If you want to include it in a digital document you immediately have to define
a DSL (Rich Text Format for example) to shoehorn the metadata back into the
byte stream. Complications ensue.

For some languages (e.g. Arabic) _it may not make sense to abstract the
display of the text from the text_. (Again, writing is exactly _display_. It
is literally (no pun intended) the act of displaying language.) You _have_ to
include metadata in addition to the graphemes in order to recreate the correct
display of the text, so you _have_ to have some kind of DSL for the task.

As I said above, I don't think there are more than one or two dozen truly
different ways of writing. A set of DSLs (perhaps not dissimilar to the
generative L-Systems that can produce myriad realistic plant-like images from
a small set of operations) could presumably model those ways of writing.

Unicode was a start on computerization of written languages. I think an
approach that treats each kind of writing system as a first-class object of
study in its own right will give us standard models for dealing with text in
each kind in digital form. We should strive for computerized writing systems
that are "as simple as possible, but no simpler." And, yes, it seems to me
that some of them will have to include producing display output.
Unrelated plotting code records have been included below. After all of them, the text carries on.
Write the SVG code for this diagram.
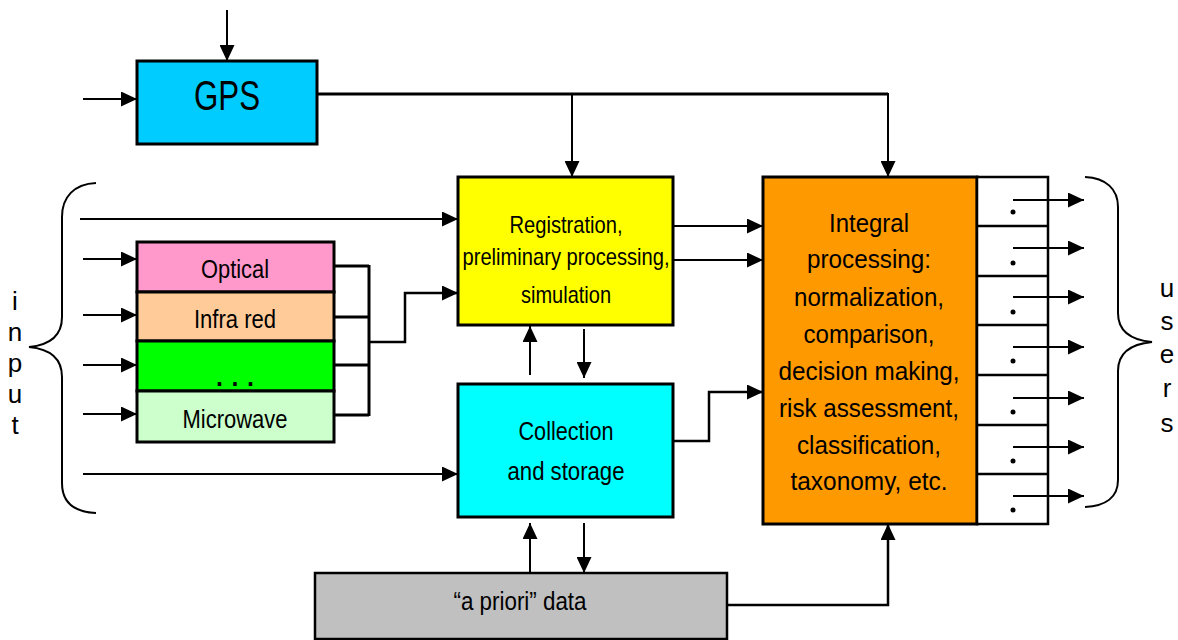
<svg xmlns="http://www.w3.org/2000/svg" width="1178" height="640" viewBox="0 0 1178 640">
<style>
.box{stroke:#000;stroke-width:3}
.t{font-family:"Liberation Sans Narrow","Liberation Sans",Arial,sans-serif;font-size:25px;fill:#000;text-anchor:middle}
.v{font-family:"Liberation Sans",Arial,sans-serif;font-size:26px;fill:#000;text-anchor:middle}
.ln{fill:none;stroke:#000;stroke-width:2}
.bus{fill:none;stroke:#000;stroke-width:3}
.ar{fill:none;stroke:#000;stroke-width:2;marker-end:url(#ah)}
.ar3{fill:none;stroke:#000;stroke-width:2.5;marker-end:url(#ah)}
</style>
<defs>
<marker id="ah" markerUnits="userSpaceOnUse" markerWidth="16" markerHeight="15" refX="16" refY="7.5" orient="auto">
<path d="M0,0 L16,7.5 L0,15 z" fill="#000"/>
</marker>
</defs>
<rect width="1178" height="640" fill="#fff"/>

<g id="gps">
<rect class="box" x="137" y="61" width="180" height="83" fill="#00CCFF"/>
<text class="t" x="227" y="110" style="font-size:42px" textLength="66" lengthAdjust="spacingAndGlyphs">GPS</text>
</g>

<g id="sensors">
<g id="optical"><rect class="box" x="137" y="242" width="197" height="50" fill="#FF99CC"/>
<text class="t" x="235" y="278" textLength="68" lengthAdjust="spacingAndGlyphs">Optical</text></g>
<g id="infrared"><rect class="box" x="137" y="292" width="197" height="49" fill="#FFCC99"/>
<text class="t" x="235" y="328" textLength="82" lengthAdjust="spacingAndGlyphs">Infra red</text></g>
<g id="other"><rect class="box" x="137" y="341" width="197" height="50" fill="#00FF00"/>
<text class="t" x="235" y="386" style="font-weight:bold" textLength="38" lengthAdjust="spacing">. . .</text></g>
<g id="microwave"><rect class="box" x="137" y="391" width="197" height="51" fill="#CCFFCC"/>
<text class="t" x="235" y="428" textLength="105" lengthAdjust="spacingAndGlyphs">Microwave</text></g>
</g>

<g id="registration">
<rect class="box" x="458" y="177" width="215" height="148" fill="#FFFF00"/>
<text class="t" x="566" y="233" style="font-size:24px" textLength="113" lengthAdjust="spacingAndGlyphs">Registration,</text>
<text class="t" x="566" y="265" style="font-size:24px" textLength="207" lengthAdjust="spacingAndGlyphs">preliminary processing,</text>
<text class="t" x="566" y="303" style="font-size:24px" textLength="90" lengthAdjust="spacingAndGlyphs">simulation</text>
</g>

<g id="collection">
<rect class="box" x="458" y="384" width="215" height="133" fill="#00FFFF"/>
<text class="t" x="566" y="440" textLength="95" lengthAdjust="spacingAndGlyphs">Collection</text>
<text class="t" x="566" y="480" textLength="117" lengthAdjust="spacingAndGlyphs">and storage</text>
</g>

<g id="apriori">
<rect class="box" x="315" y="573" width="412" height="66" fill="#C0C0C0" style="stroke-width:2.5"/>
<text class="t" x="520" y="610" textLength="133" lengthAdjust="spacingAndGlyphs">“a priori” data</text>
</g>

<g id="integral">
<rect class="box" x="763" y="177" width="214" height="347" fill="#FF9900"/>
<text class="t" x="869" y="232" style="font-size:26px" textLength="80" lengthAdjust="spacingAndGlyphs">Integral</text>
<text class="t" x="869" y="268" style="font-size:26px" textLength="124" lengthAdjust="spacingAndGlyphs">processing:</text>
<text class="t" x="869" y="306" style="font-size:26px" textLength="150" lengthAdjust="spacingAndGlyphs">normalization,</text>
<text class="t" x="869" y="343" style="font-size:26px" textLength="131" lengthAdjust="spacingAndGlyphs">comparison,</text>
<text class="t" x="869" y="380" style="font-size:26px" textLength="181" lengthAdjust="spacingAndGlyphs">decision making,</text>
<text class="t" x="869" y="417" style="font-size:26px" textLength="180" lengthAdjust="spacingAndGlyphs">risk assessment,</text>
<text class="t" x="869" y="454" style="font-size:26px" textLength="144" lengthAdjust="spacingAndGlyphs">classification,</text>
<text class="t" x="869" y="490" style="font-size:26px" textLength="157" lengthAdjust="spacingAndGlyphs">taxonomy, etc.</text>
</g>

<g id="outputs">
<rect class="box" x="977" y="177" width="71" height="347" fill="#fff" style="stroke-width:2.5"/>
<path class="bus" style="stroke-width:2.5" d="M977,226 H1048 M977,276 H1048 M977,325 H1048 M977,375 H1048 M977,425 H1048 M977,474 H1048"/>
<g fill="#000">
<circle cx="1013" cy="212" r="2.5"/><circle cx="1013" cy="263" r="2.5"/><circle cx="1013" cy="312" r="2.5"/>
<circle cx="1013" cy="361" r="2.5"/><circle cx="1013" cy="412" r="2.5"/><circle cx="1013" cy="461" r="2.5"/>
<circle cx="1013" cy="510" r="2.5"/>
</g>
</g>

<g id="input-label">
<path class="ln" d="M96,183 C74,184 62,197 62,217 L62,317 C62,336 50,345 29,347 C50,349 62,358 62,377 L62,483 C62,502 74,512 96,513"/>
<text class="v"><tspan x="15" y="310">i</tspan><tspan x="15" y="341">n</tspan><tspan x="15" y="372">p</tspan><tspan x="15" y="403">u</tspan><tspan x="15" y="434">t</tspan></text>
</g>

<g id="users-label">
<path class="ln" d="M1085,177 C1106,178 1118,189 1118,207 L1118,313 C1118,332 1131,340 1152,342 C1131,344 1118,352 1118,371 L1118,480 C1118,497 1106,506 1085,507"/>
<text class="v"><tspan x="1167" y="297">u</tspan><tspan x="1167" y="330">s</tspan><tspan x="1167" y="363">e</tspan><tspan x="1167" y="397">r</tspan><tspan x="1167" y="432">s</tspan></text>
</g>

<g id="connectors">
<line class="ar" x1="227" y1="10" x2="227" y2="61"/>
<line class="ar" x1="83" y1="99" x2="137" y2="99"/>
<path class="bus" d="M317,94 H888"/>
<line class="ar" x1="572" y1="94" x2="572" y2="177"/>
<line class="ar" x1="888" y1="93" x2="888" y2="177"/>

<line class="ar" x1="80" y1="219" x2="458" y2="219"/>
<line class="ar" x1="83" y1="474" x2="458" y2="474"/>
<line class="ar" x1="83" y1="259" x2="137" y2="259"/>
<line class="ar" x1="83" y1="315" x2="137" y2="315"/>
<line class="ar" x1="83" y1="365" x2="137" y2="365"/>
<line class="ar" x1="83" y1="414" x2="137" y2="414"/>

<path class="bus" d="M334,266 H369 M334,317 H369 M334,365 H369 M334,415 H369 M369,265 V416"/>
<path class="ar3" d="M369,342 H405 V293 H458"/>

<line class="ar" x1="673" y1="226" x2="763" y2="226"/>
<line class="ar" x1="673" y1="260" x2="763" y2="260"/>
<path class="ar3" d="M673,441 H709 V392 H763"/>

<line class="ar" x1="530" y1="375" x2="530" y2="326"/>
<line class="ar" x1="584" y1="329" x2="584" y2="378"/>
<line class="ar" x1="530" y1="573" x2="530" y2="523"/>
<line class="ar" x1="584" y1="523" x2="584" y2="573"/>

<path class="ar3" d="M727,605 H888 V524"/>

<line class="ar" x1="1013" y1="200" x2="1084" y2="200"/>
<line class="ar" x1="1013" y1="248" x2="1084" y2="248"/>
<line class="ar" x1="1013" y1="297" x2="1084" y2="297"/>
<line class="ar" x1="1013" y1="347" x2="1084" y2="347"/>
<line class="ar" x1="1013" y1="398" x2="1084" y2="398"/>
<line class="ar" x1="1013" y1="447" x2="1084" y2="447"/>
<line class="ar" x1="1013" y1="496" x2="1084" y2="496"/>
</g>
</svg>
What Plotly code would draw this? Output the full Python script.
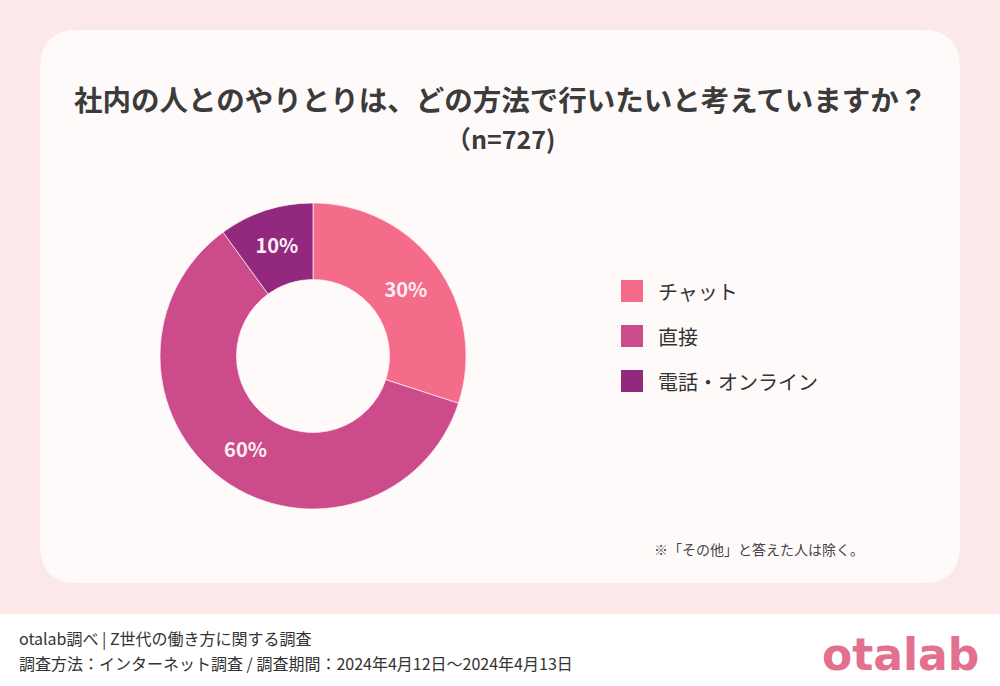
import plotly.graph_objects as go

labels = ["チャット", "直接", "電話・オンライン"]
values = [30, 60, 10]
colors = ["#f56b8a", "#cc4b8b", "#93297f"]

title = "社内の人とのやりとりは、どの方法で行いたいと考えていますか？"
subtitle = "（n=727)"
note = "※「その他」と答えた人は除く。"
footer1 = "otalab調べ | Z世代の働き方に関する調査"
footer2 = "調査方法：インターネット調査 / 調査期間：2024年4月12日〜2024年4月13日"

W, H = 1000, 686
jp = "Noto Sans CJK JP"


def px(x):
    return x / W


def py(y):
    return 1 - y / H


fig = go.Figure(go.Pie(
    labels=labels, values=values,
    hole=0.5, sort=False, direction="clockwise", rotation=0,
    marker=dict(colors=colors, line=dict(color="rgba(255,240,245,0.7)", width=1)),
    texttemplate="%{percent:.0%}", textposition="inside",
    insidetextorientation="horizontal",
    textfont=dict(family=jp, size=20, color="#fdf0f5", weight="bold"),
    domain=dict(x=[px(160), px(466)], y=[py(509), py(203)]),
    showlegend=False, hoverinfo="label+percent",
))

# rounded card
x0, x1, y0, y1, r = 40, 960, 30, 583, 38
rx, ry = r / W, r / H
card = (f"M {px(x0)+rx},{py(y0)} L {px(x1)-rx},{py(y0)} "
        f"Q {px(x1)},{py(y0)} {px(x1)},{py(y0)-ry} "
        f"L {px(x1)},{py(y1)+ry} Q {px(x1)},{py(y1)} {px(x1)-rx},{py(y1)} "
        f"L {px(x0)+rx},{py(y1)} Q {px(x0)},{py(y1)} {px(x0)},{py(y1)+ry} "
        f"L {px(x0)},{py(y0)-ry} Q {px(x0)},{py(y0)} {px(x0)+rx},{py(y0)} Z")

shapes = [
    dict(type="rect", xref="paper", yref="paper", x0=0, x1=1, y0=0, y1=py(614),
         fillcolor="#ffffff", line=dict(width=0), layer="below"),
    dict(type="path", xref="paper", yref="paper", path=card,
         fillcolor="#fffafa", line=dict(width=0), layer="below"),
]

annotations = [
    dict(text=title, x=0.5, y=py(99), font=dict(family=jp, size=28.5, color="#3b3b3b", weight="bold")),
    dict(text=subtitle, x=0.5, y=py(138), font=dict(family=jp, size=25, color="#3b3b3b", weight="bold")),
    dict(text=note, x=px(866), y=py(549), xanchor="right", font=dict(family=jp, size=14, color="#444444")),
    dict(text=footer1, x=px(17), y=py(638), xanchor="left", font=dict(family=jp, size=16, color="#333333")),
    dict(text=footer2, x=px(17), y=py(663), xanchor="left", font=dict(family=jp, size=16, color="#333333")),
    dict(text="otalab", x=px(981), y=py(654), xanchor="right",
         font=dict(family="DejaVu Sans", size=44, color="#e3708f", weight="bold")),
]

# legend built from the label/colour lists
for i, (lab, col) in enumerate(zip(labels, colors)):
    cy = 291 + 45 * i
    shapes.append(dict(type="rect", xref="paper", yref="paper",
                       x0=px(621), x1=px(643), y0=py(cy + 11), y1=py(cy - 11),
                       fillcolor=col, line=dict(width=0)))
    annotations.append(dict(text=lab, x=px(656), y=py(cy), xanchor="left",
                            font=dict(family=jp, size=20, color="#333333")))

for a in annotations:
    a.update(xref="paper", yref="paper", showarrow=False, yanchor="middle")

fig.update_layout(
    width=W, height=H, margin=dict(l=0, r=0, t=0, b=0),
    paper_bgcolor="#fce8e8", plot_bgcolor="#fce8e8",
    shapes=shapes, annotations=annotations,
)
fig.write_html("out.html", config={"displayModeBar": False},
               post_script="document.body.style.margin='0';")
[1] DuckDuckGo image search for "letter A"
[https://duckduckgo.com/?q=letter+a&t=ffsb&atb=v60-2_b&iax=1&...](https://duckduckgo.com/?q=letter+a&t=ffsb&atb=v60-2_b&iax=1&ia=images)

[2]
[https://en.wikipedia.org/wiki/Rongorongo](https://en.wikipedia.org/wiki/Rongorongo)

\- - - -

Here's my "Cartoon History of Unicode":

    
    
        1. ASCII exists
        2. Europe does too!  Extend ASCII with the funky umlauts or whatever.
        3. Oh shit! Japan! Mojibake!
        4. I know! Let's use *sixteen* bits!  That'll solve everything.
        5. What do you mean Chinese is different from Japanese?
        6. WTF Arabic!?
        7. Boy there sure are a lot of graphemes.  Gotta collect 'em all.
        8. PIZZA SLICE
        9. POOP
    	

At which point we reach "peak internet" and Doge appears to say "wow".